By Danielle Pereira
Since completing a nursing student placement at St. Michael’s Hospital in December 2020, Conor Goulden knew he wanted to find a permanent spot at the hospital.
“I did a student placement in my fourth year in the Cardiac Intensive Care Unit (CICU), and I remember thinking it didn’t seem possible to work in a workplace and love it so much that you almost feel like crying at the end,” he recalls.
Goulden hoped to find another student placement at St. Michael’s, but due to the COVID-19 pandemic there were no spots at the time. A few months later, he noticed a posting online for a paid clinical extern position that seemed like the perfect fit.
Since last year, the Ontario Ministry of Health has funded a clinical extern program to support organizations with health human resource challenges resulting from the pandemic. This funding support is slated to continue until March 2023.
Canadian healthcare employers have the highest ever level of job vacancies – with over two-thirds of those positions in nursing roles, according to Statistics Canada. Select hospitals in Ontario, including Unity Health Toronto, were invited to participate to support clinical externships, one of several initiatives the organization has undertaken to address clinical staffing vacancies.
Clinical externs are students who are still in the process of completing their educational programs. Employed as unregulated care providers (UCPs), they can help with specific care tasks, such as assisting patients with activities of daily living, supporting ambulation, positioning, feeding and toileting, as well as supporting admission assessments, preparing patients to go for tests, etc.
“Although they can’t do the same kind of work as a fully-trained nurse, externs help with duties that improve the quality of care for patients and play a support role to the unit,” says Julie McShane, Clinical Educator of Nursing Professional Practice at Unity Health. “Externships aren’t necessarily new – some hospitals have used them to provide summer employment to students for many years – but they’ve taken on an expanded importance with the pandemic and health system pressures.”
Once clinical externs have completed their formal education, Unity Health looks for opportunities to hire them into full-time and part-time roles. So far, 44 of the 157 individuals hired as clinical externs have transitioned into registered nurse (RN) and registered practical nurse (RPN) roles, says Kaleil Mitchell, Project Manager II, Nursing Practice and Education.
Goulden says his externship with the inpatient orthopedics unit at St. Michael’s was an opportunity to supplement his nursing education by being able to observe nursing on a unit more broadly.
“It was like watching a live action documentary of nursing practice on a unit,” he says. “As a nursing student you’re assigned one preceptor, but as an extern some days you would be paired with one nurse, another day two nurses, or some days you’d be assigned an area in the unit.”
“It allowed me to observe how different people do things and you get to observe different skills, especially things like documentation, and it also gave me a chance to lift the fear of simple things, like calling locating to page somebody.”
Clinical externs also have the ability to build skills in communicating with patients, says McShane.

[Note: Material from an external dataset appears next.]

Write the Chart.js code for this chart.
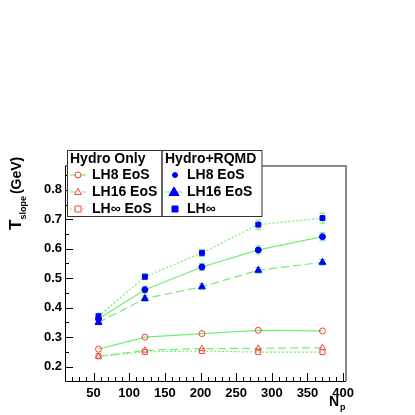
<!DOCTYPE html>
<html>
<head>
<meta charset="utf-8">
<script src="https://cdn.jsdelivr.net/npm/chart.js@4"></script>
<style>
  html, body { margin: 0; padding: 0; background: #fff; }
  #wrap { width: 415px; height: 415px; }
</style>
</head>
<body>
<div id="wrap"><canvas id="c" width="415" height="415"></canvas></div>
<script>
// participants
const npart = [57, 122, 202, 281, 371];

// Hydro only
const hydroLH8 = [0.259, 0.300, 0.312, 0.323, 0.321];
const hydroLH16 = [0.234, 0.255, 0.261, 0.262, 0.264];
const hydroLHinf = [0.235, 0.250, 0.253, 0.249, 0.249];

// Hydro + RQMD
const rqmdLH8 = [0.362, 0.461, 0.538, 0.596, 0.641];
const rqmdLH16 = [0.350, 0.431, 0.471, 0.527, 0.554];
const rqmdLHinf = [0.371, 0.505, 0.586, 0.682, 0.704];
const rqmdLH8Err = [0.010, 0.012, 0.012, 0.014, 0.014];
const rqmdLH16Err = [0.008, 0.010, 0.010, 0.010, 0.010];
const rqmdLHinfErr = [0.010, 0.010, 0.012, 0.016, 0.017];

const xTicks = [50, 100, 150, 200, 250, 300, 350, 400];
const yTicks = [0.2, 0.3, 0.4, 0.5, 0.6, 0.7, 0.8];

const GREEN = '#72ee72';
const RED = '#ff3c3c';
const BLUE = '#0000ff';
const FONT = '"Liberation Sans", Arial, sans-serif';

function pts(ys) { return npart.map((x, i) => ({x: x, y: ys[i]})); }

function series(label, ys, dash, style, radius, color, filled, errs) {
    return {
        label: label,
        data: pts(ys),
        errs: errs,
        borderColor: GREEN,
        borderWidth: 1.2,
        borderDash: dash,
        pointStyle: style,
        pointRadius: radius,
        pointHoverRadius: radius,
        pointBorderColor: color,
        pointBackgroundColor: filled ? color : 'rgba(0,0,0,0)',
        pointBorderWidth: 1,
        tension: 0
    };
}

const datasets = [
    series('Hydro LH8', hydroLH8, [], 'circle', 3, RED, false),
    series('Hydro LH16', hydroLH16, [8, 4], 'triangle', 3.5, RED, false),
    series('Hydro LHinf', hydroLHinf, [2, 2], 'rect', 3.5, RED, false),
    series('RQMD LH8', rqmdLH8, [], 'circle', 3, BLUE, true, rqmdLH8Err),
    series('RQMD LH16', rqmdLH16, [8, 4], 'triangle', 4, BLUE, true, rqmdLH16Err),
    series('RQMD LHinf', rqmdLHinf, [2, 2], 'rect', 3.5, BLUE, true, rqmdLHinfErr)
];

// error bars, drawn under the markers
const errorBars = {
    id: 'errorBars',
    beforeDatasetsDraw(chart) {
        const ctx = chart.ctx, xs = chart.scales.x, ys = chart.scales.y;
        ctx.save();
        ctx.strokeStyle = GREEN;
        ctx.lineWidth = 1;
        chart.data.datasets.forEach(ds => {
            if (!ds.errs) return;
            ds.data.forEach((p, i) => {
                const px = xs.getPixelForValue(p.x);
                const top = ys.getPixelForValue(p.y + ds.errs[i]);
                const bot = ys.getPixelForValue(p.y - ds.errs[i]);
                ctx.beginPath();
                ctx.moveTo(px, top); ctx.lineTo(px, bot);
                ctx.moveTo(px - 3, top); ctx.lineTo(px + 3, top);
                ctx.moveTo(px - 3, bot); ctx.lineTo(px + 3, bot);
                ctx.stroke();
            });
        });
        ctx.restore();
    }
};

// frame, inward ticks, axis titles and the two-box legend
const decor = {
    id: 'decor',
    afterDraw(chart) {
        const ctx = chart.ctx, a = chart.chartArea;
        const xs = chart.scales.x, ys = chart.scales.y;
        ctx.save();
        // grey top/right frame
        ctx.strokeStyle = '#8a8a8a';
        ctx.lineWidth = 2;
        ctx.beginPath();
        ctx.moveTo(a.left, a.top); ctx.lineTo(a.right, a.top); ctx.lineTo(a.right, a.bottom);
        ctx.stroke();
        // black axes
        ctx.strokeStyle = '#000';
        ctx.lineWidth = 1;
        ctx.beginPath();
        ctx.moveTo(a.left + 0.5, a.top); ctx.lineTo(a.left + 0.5, a.bottom + 0.5); ctx.lineTo(a.right, a.bottom + 0.5);
        ctx.stroke();
        // x ticks
        ctx.beginPath();
        for (let v = 10; v <= 400; v += 10) {
            const px = Math.round(xs.getPixelForValue(v)) + 0.5;
            const len = v % 50 === 0 ? 8 : 4;
            ctx.moveTo(px, a.bottom); ctx.lineTo(px, a.bottom - len);
        }
        // y ticks
        for (let k = 3; k <= 17; k++) {
            const v = k * 0.05;
            const py = Math.round(ys.getPixelForValue(v)) + 0.5;
            if (py < a.top || py > a.bottom) continue;
            const len = k % 2 === 0 ? 8 : 4;
            ctx.moveTo(a.left, py); ctx.lineTo(a.left + len, py);
        }
        ctx.stroke();

        // x title N_p
        ctx.fillStyle = '#000';
        ctx.textBaseline = 'alphabetic';
        ctx.textAlign = 'left';
        ctx.font = 'bold 14px ' + FONT;
        ctx.fillText('N', 329, 406);
        ctx.font = 'bold 9px ' + FONT;
        ctx.fillText('p', 340, 410);

        // y title T_slope (GeV)
        ctx.save();
        ctx.translate(21, 230);
        ctx.rotate(-Math.PI / 2);
        ctx.font = 'bold 17px ' + FONT;
        ctx.fillText('T', 0, 0);
        let w = ctx.measureText('T').width;
        ctx.font = 'bold 9px ' + FONT;
        ctx.fillText('slope', w, 5);
        w += ctx.measureText('slope').width + 2;
        ctx.font = 'bold 14px ' + FONT;
        ctx.fillText('(GeV)', w, 0);
        ctx.restore();

        // legend boxes
        ctx.fillStyle = '#fff';
        ctx.fillRect(67, 150, 195, 67);
        ctx.strokeStyle = '#333';
        ctx.lineWidth = 1;
        ctx.strokeRect(67.5, 150.5, 94.5, 66);
        ctx.strokeRect(162, 150.5, 100, 66);

        const rows = [175, 192, 209];
        function entry(x0, x1, sx, y, dash, style, r, color, filled, line) {
            if (line) {
                ctx.save();
                ctx.strokeStyle = GREEN;
                ctx.lineWidth = 1.2;
                ctx.setLineDash(dash);
                ctx.beginPath();
                ctx.moveTo(x0, y); ctx.lineTo(x1, y);
                ctx.stroke();
                ctx.restore();
            }
            ctx.save();
            ctx.strokeStyle = color;
            ctx.fillStyle = filled ? color : '#fff';
            ctx.lineWidth = 1;
            ctx.beginPath();
            if (style === 'circle') ctx.arc(sx, y, r, 0, Math.PI * 2);
            else if (style === 'triangle') {
                ctx.moveTo(sx, y - r); ctx.lineTo(sx + r, y + r * 0.7); ctx.lineTo(sx - r, y + r * 0.7); ctx.closePath();
            } else ctx.rect(sx - r, y - r, 2 * r, 2 * r);
            ctx.fill();
            ctx.stroke();
            ctx.restore();
        }
        entry(70, 86, 78, rows[0], [], 'circle', 3, RED, false, true);
        entry(70, 86, 78, rows[1], [8, 4], 'triangle', 3.5, RED, false, true);
        entry(70, 86, 78, rows[2], [2, 2], 'rect', 3, RED, false, true);
        entry(165, 182, 175, rows[0], [], 'circle', 2.5, BLUE, true, false);
        entry(165, 182, 174, rows[1], [8, 4], 'triangle', 5, BLUE, true, true);
        entry(165, 182, 175, rows[2], [2, 2], 'rect', 3, BLUE, true, false);

        ctx.fillStyle = '#000';
        ctx.textBaseline = 'middle';
        ctx.font = 'bold 14px ' + FONT;
        ctx.fillText('Hydro Only', 70, 159);
        ctx.fillText('Hydro+RQMD', 165, 159);
        ctx.fillText('LH8 EoS', 92, rows[0]);
        ctx.fillText('LH16 EoS', 92, rows[1]);
        ctx.fillText('LH\u221E EoS', 92, rows[2]);
        ctx.fillText('LH8 EoS', 187, rows[0]);
        ctx.fillText('LH16 EoS', 187, rows[1]);
        ctx.fillText('LH\u221E', 187, rows[2]);
        ctx.restore();
    }
};

new Chart(document.getElementById('c'), {
    type: 'line',
    data: { datasets: datasets },
    options: {
        responsive: false,
        animation: false,
        layout: { padding: { left: 0, top: 166, right: 69, bottom: 0 } },
        plugins: { legend: { display: false }, tooltip: { enabled: false } },
        scales: {
            x: {
                type: 'linear',
                min: 10,
                max: 404,
                afterBuildTicks: s => { s.ticks = xTicks.map(v => ({value: v})); },
                afterFit: s => { s.height = 34; },
                grid: { display: false, drawTicks: false },
                border: { display: false },
                ticks: { color: '#000', padding: 5, maxRotation: 0, font: { family: FONT, size: 13, weight: 'bold' } }
            },
            y: {
                type: 'linear',
                min: 0.151,
                max: 0.881,
                afterBuildTicks: s => { s.ticks = yTicks.map(v => ({value: v})); },
                afterFit: s => { s.width = 65; },
                grid: { display: false, drawTicks: false },
                border: { display: false },
                ticks: { color: '#000', padding: 3, callback: v => v.toFixed(1), font: { family: FONT, size: 13, weight: 'bold' } }
            }
        }
    },
    plugins: [errorBars, decor]
});
</script>
</body>
</html>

“Externs have that close contact with the patients they’re assigned to and a bit more time for longer patient interaction, which can be a great help on a unit that’s short staffed,” she says. “It’s also another opportunity to see and to make connections with different areas of the hospital because there are limited opportunities for students in the course of an undergraduate program to see different areas.”
After completing his externship and graduating from his nursing program, Goulden was hired full-time as a RN, first in the cardiovascular (CV) surgery unit and now in the CICU at St. Michael’s.
“I really can say with full confidence and belief that if I didn’t do my clinical externship, I would not have been fully functional in CV surgery or the CICU,” he says “The externship allowed me to observe and become familiar with a lot of things, like policies, equipment and medication, without being responsible for it. So when I started in these fast paced areas, I felt more comfortable.”
Goulden adds that the nurses on the orthopedics unit where he completed his externship really embodied what it meant to be a teaching hospital.
“During my externship, often the nurses would come and say, ‘I have this neat thing that you probably haven’t seen, come over and have a look’, he says. “Everybody recognizes we’re a teaching hospital genuinely, and everybody wants to teach. That part of the experience has been invaluable to me starting my career.”
Danielle Pereira is senior communications advisor at Unity Health Toronto.